THE REQUEST → Every line of the material is to be repeated exactly as it stands.

- - -

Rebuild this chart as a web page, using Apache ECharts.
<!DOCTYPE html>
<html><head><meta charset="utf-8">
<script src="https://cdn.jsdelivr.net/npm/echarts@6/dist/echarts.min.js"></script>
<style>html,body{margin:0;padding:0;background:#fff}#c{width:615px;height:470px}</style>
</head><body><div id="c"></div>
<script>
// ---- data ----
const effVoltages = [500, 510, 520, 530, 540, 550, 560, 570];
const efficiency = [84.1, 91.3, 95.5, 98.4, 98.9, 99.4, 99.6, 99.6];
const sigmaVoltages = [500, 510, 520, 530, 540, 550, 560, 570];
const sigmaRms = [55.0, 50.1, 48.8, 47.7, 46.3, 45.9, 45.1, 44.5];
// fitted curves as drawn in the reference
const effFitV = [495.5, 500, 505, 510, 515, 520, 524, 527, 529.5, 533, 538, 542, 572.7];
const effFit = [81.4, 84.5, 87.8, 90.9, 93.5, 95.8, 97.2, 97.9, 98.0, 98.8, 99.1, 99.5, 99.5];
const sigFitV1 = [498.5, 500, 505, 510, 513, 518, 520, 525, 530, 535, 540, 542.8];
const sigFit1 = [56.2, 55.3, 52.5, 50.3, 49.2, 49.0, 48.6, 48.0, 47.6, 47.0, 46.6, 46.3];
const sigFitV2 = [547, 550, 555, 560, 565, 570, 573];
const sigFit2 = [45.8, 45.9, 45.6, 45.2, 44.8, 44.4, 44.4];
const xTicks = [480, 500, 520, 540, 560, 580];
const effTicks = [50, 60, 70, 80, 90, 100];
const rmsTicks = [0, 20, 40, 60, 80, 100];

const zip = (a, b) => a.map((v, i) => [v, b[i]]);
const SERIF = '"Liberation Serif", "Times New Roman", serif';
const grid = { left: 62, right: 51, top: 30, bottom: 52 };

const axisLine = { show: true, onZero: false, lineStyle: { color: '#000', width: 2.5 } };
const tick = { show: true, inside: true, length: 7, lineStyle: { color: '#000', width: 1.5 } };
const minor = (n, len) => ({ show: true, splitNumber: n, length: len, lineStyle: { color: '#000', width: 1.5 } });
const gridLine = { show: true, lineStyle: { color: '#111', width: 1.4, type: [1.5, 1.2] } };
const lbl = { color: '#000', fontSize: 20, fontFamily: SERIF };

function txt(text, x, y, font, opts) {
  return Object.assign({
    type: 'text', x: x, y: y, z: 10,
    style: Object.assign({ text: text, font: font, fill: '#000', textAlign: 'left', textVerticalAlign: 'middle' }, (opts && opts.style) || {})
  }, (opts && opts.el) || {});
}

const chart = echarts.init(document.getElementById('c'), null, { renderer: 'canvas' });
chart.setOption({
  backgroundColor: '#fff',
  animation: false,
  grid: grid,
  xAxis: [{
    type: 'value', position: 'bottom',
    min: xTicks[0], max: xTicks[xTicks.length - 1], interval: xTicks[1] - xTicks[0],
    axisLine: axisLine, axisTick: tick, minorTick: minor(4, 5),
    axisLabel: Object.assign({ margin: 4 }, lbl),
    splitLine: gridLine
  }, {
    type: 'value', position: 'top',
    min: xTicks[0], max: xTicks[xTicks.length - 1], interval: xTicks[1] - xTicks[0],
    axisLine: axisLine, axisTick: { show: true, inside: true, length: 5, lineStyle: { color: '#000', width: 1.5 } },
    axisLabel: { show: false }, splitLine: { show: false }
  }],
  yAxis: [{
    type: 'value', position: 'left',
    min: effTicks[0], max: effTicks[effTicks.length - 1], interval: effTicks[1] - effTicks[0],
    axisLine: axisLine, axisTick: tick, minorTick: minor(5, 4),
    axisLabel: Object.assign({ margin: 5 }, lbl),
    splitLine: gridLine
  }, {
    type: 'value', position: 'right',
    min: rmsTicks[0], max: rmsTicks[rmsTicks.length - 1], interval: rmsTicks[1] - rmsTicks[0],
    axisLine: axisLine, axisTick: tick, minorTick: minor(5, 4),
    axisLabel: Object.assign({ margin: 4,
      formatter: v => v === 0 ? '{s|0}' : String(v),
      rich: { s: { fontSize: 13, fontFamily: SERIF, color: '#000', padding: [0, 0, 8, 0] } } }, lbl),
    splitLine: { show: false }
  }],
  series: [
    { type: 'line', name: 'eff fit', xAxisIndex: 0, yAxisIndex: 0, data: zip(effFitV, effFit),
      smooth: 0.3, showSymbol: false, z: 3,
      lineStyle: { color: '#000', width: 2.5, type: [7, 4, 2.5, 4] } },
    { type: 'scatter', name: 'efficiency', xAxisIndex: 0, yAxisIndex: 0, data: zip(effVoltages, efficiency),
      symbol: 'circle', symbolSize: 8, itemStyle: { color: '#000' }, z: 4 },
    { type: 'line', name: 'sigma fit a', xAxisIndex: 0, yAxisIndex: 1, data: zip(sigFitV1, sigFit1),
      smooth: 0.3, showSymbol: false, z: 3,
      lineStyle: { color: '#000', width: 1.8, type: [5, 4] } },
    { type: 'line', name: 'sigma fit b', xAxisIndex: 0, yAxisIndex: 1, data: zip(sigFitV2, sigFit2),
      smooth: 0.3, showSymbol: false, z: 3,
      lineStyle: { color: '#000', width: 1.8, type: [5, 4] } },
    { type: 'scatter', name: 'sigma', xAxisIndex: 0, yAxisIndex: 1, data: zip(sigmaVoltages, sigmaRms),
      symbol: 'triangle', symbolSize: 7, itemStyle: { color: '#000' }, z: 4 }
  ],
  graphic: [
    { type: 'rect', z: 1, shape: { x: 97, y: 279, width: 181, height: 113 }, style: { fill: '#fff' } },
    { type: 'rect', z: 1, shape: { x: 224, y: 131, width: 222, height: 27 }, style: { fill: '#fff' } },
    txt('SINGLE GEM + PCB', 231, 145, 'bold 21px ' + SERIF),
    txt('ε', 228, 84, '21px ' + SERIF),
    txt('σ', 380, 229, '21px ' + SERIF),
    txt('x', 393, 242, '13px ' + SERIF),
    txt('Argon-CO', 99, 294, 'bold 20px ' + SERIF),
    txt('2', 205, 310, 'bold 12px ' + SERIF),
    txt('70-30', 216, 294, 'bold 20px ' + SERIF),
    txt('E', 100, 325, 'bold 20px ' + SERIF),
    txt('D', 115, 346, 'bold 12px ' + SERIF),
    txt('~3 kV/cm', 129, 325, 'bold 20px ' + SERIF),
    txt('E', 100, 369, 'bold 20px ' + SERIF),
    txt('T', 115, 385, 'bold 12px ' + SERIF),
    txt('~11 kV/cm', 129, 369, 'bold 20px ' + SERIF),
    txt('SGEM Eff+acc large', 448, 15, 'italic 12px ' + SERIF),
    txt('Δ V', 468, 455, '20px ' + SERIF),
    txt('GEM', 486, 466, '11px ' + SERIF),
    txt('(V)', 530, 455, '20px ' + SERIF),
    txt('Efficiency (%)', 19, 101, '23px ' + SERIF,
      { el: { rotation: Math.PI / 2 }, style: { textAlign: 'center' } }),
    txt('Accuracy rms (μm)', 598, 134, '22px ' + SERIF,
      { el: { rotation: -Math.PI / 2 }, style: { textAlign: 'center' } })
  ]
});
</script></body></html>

- - -

TASK RESULT →
Rebuild this chart as a web page, using Apache ECharts.
<!DOCTYPE html>
<html><head><meta charset="utf-8">
<script src="https://cdn.jsdelivr.net/npm/echarts@6/dist/echarts.min.js"></script>
<style>html,body{margin:0;padding:0;background:#fff}#c{width:615px;height:470px}</style>
</head><body><div id="c"></div>
<script>
// ---- data ----
const effVoltages = [500, 510, 520, 530, 540, 550, 560, 570];
const efficiency = [84.1, 91.3, 95.5, 98.4, 98.9, 99.4, 99.6, 99.6];
const sigmaVoltages = [500, 510, 520, 530, 540, 550, 560, 570];
const sigmaRms = [55.0, 50.1, 48.8, 47.7, 46.3, 45.9, 45.1, 44.5];
// fitted curves as drawn in the reference
const effFitV = [495.5, 500, 505, 510, 515, 520, 524, 527, 529.5, 533, 538, 542, 572.7];
const effFit = [81.4, 84.5, 87.8, 90.9, 93.5, 95.8, 97.2, 97.9, 98.0, 98.8, 99.1, 99.5, 99.5];
const sigFitV1 = [498.5, 500, 505, 510, 513, 518, 520, 525, 530, 535, 540, 542.8];
const sigFit1 = [56.2, 55.3, 52.5, 50.3, 49.2, 49.0, 48.6, 48.0, 47.6, 47.0, 46.6, 46.3];
const sigFitV2 = [547, 550, 555, 560, 565, 570, 573];
const sigFit2 = [45.8, 45.9, 45.6, 45.2, 44.8, 44.4, 44.4];
const xTicks = [480, 500, 520, 540, 560, 580];
const effTicks = [50, 60, 70, 80, 90, 100];
const rmsTicks = [0, 20, 40, 60, 80, 100];

const zip = (a, b) => a.map((v, i) => [v, b[i]]);
const SERIF = '"Liberation Serif", "Times New Roman", serif';
const grid = { left: 62, right: 51, top: 30, bottom: 52 };

const axisLine = { show: true, onZero: false, lineStyle: { color: '#000', width: 2.5 } };
const tick = { show: true, inside: true, length: 7, lineStyle: { color: '#000', width: 1.5 } };
const minor = (n, len) => ({ show: true, splitNumber: n, length: len, lineStyle: { color: '#000', width: 1.5 } });
const gridLine = { show: true, lineStyle: { color: '#111', width: 1.4, type: [1.5, 1.2] } };
const lbl = { color: '#000', fontSize: 20, fontFamily: SERIF };

function txt(text, x, y, font, opts) {
  return Object.assign({
    type: 'text', x: x, y: y, z: 10,
    style: Object.assign({ text: text, font: font, fill: '#000', textAlign: 'left', textVerticalAlign: 'middle' }, (opts && opts.style) || {})
  }, (opts && opts.el) || {});
}

const chart = echarts.init(document.getElementById('c'), null, { renderer: 'canvas' });
chart.setOption({
  backgroundColor: '#fff',
  animation: false,
  grid: grid,
  xAxis: [{
    type: 'value', position: 'bottom',
    min: xTicks[0], max: xTicks[xTicks.length - 1], interval: xTicks[1] - xTicks[0],
    axisLine: axisLine, axisTick: tick, minorTick: minor(4, 5),
    axisLabel: Object.assign({ margin: 4 }, lbl),
    splitLine: gridLine
  }, {
    type: 'value', position: 'top',
    min: xTicks[0], max: xTicks[xTicks.length - 1], interval: xTicks[1] - xTicks[0],
    axisLine: axisLine, axisTick: { show: true, inside: true, length: 5, lineStyle: { color: '#000', width: 1.5 } },
    axisLabel: { show: false }, splitLine: { show: false }
  }],
  yAxis: [{
    type: 'value', position: 'left',
    min: effTicks[0], max: effTicks[effTicks.length - 1], interval: effTicks[1] - effTicks[0],
    axisLine: axisLine, axisTick: tick, minorTick: minor(5, 4),
    axisLabel: Object.assign({ margin: 5 }, lbl),
    splitLine: gridLine
  }, {
    type: 'value', position: 'right',
    min: rmsTicks[0], max: rmsTicks[rmsTicks.length - 1], interval: rmsTicks[1] - rmsTicks[0],
    axisLine: axisLine, axisTick: tick, minorTick: minor(5, 4),
    axisLabel: Object.assign({ margin: 4,
      formatter: v => v === 0 ? '{s|0}' : String(v),
      rich: { s: { fontSize: 13, fontFamily: SERIF, color: '#000', padding: [0, 0, 8, 0] } } }, lbl),
    splitLine: { show: false }
  }],
  series: [
    { type: 'line', name: 'eff fit', xAxisIndex: 0, yAxisIndex: 0, data: zip(effFitV, effFit),
      smooth: 0.3, showSymbol: false, z: 3,
      lineStyle: { color: '#000', width: 2.5, type: [7, 4, 2.5, 4] } },
    { type: 'scatter', name: 'efficiency', xAxisIndex: 0, yAxisIndex: 0, data: zip(effVoltages, efficiency),
      symbol: 'circle', symbolSize: 8, itemStyle: { color: '#000' }, z: 4 },
    { type: 'line', name: 'sigma fit a', xAxisIndex: 0, yAxisIndex: 1, data: zip(sigFitV1, sigFit1),
      smooth: 0.3, showSymbol: false, z: 3,
      lineStyle: { color: '#000', width: 1.8, type: [5, 4] } },
    { type: 'line', name: 'sigma fit b', xAxisIndex: 0, yAxisIndex: 1, data: zip(sigFitV2, sigFit2),
      smooth: 0.3, showSymbol: false, z: 3,
      lineStyle: { color: '#000', width: 1.8, type: [5, 4] } },
    { type: 'scatter', name: 'sigma', xAxisIndex: 0, yAxisIndex: 1, data: zip(sigmaVoltages, sigmaRms),
      symbol: 'triangle', symbolSize: 7, itemStyle: { color: '#000' }, z: 4 }
  ],
  graphic: [
    { type: 'rect', z: 1, shape: { x: 97, y: 279, width: 181, height: 113 }, style: { fill: '#fff' } },
    { type: 'rect', z: 1, shape: { x: 224, y: 131, width: 222, height: 27 }, style: { fill: '#fff' } },
    txt('SINGLE GEM + PCB', 231, 145, 'bold 21px ' + SERIF),
    txt('ε', 228, 84, '21px ' + SERIF),
    txt('σ', 380, 229, '21px ' + SERIF),
    txt('x', 393, 242, '13px ' + SERIF),
    txt('Argon-CO', 99, 294, 'bold 20px ' + SERIF),
    txt('2', 205, 310, 'bold 12px ' + SERIF),
    txt('70-30', 216, 294, 'bold 20px ' + SERIF),
    txt('E', 100, 325, 'bold 20px ' + SERIF),
    txt('D', 115, 346, 'bold 12px ' + SERIF),
    txt('~3 kV/cm', 129, 325, 'bold 20px ' + SERIF),
    txt('E', 100, 369, 'bold 20px ' + SERIF),
    txt('T', 115, 385, 'bold 12px ' + SERIF),
    txt('~11 kV/cm', 129, 369, 'bold 20px ' + SERIF),
    txt('SGEM Eff+acc large', 448, 15, 'italic 12px ' + SERIF),
    txt('Δ V', 468, 455, '20px ' + SERIF),
    txt('GEM', 486, 466, '11px ' + SERIF),
    txt('(V)', 530, 455, '20px ' + SERIF),
    txt('Efficiency (%)', 19, 101, '23px ' + SERIF,
      { el: { rotation: Math.PI / 2 }, style: { textAlign: 'center' } }),
    txt('Accuracy rms (μm)', 598, 134, '22px ' + SERIF,
      { el: { rotation: -Math.PI / 2 }, style: { textAlign: 'center' } })
  ]
});
</script></body></html>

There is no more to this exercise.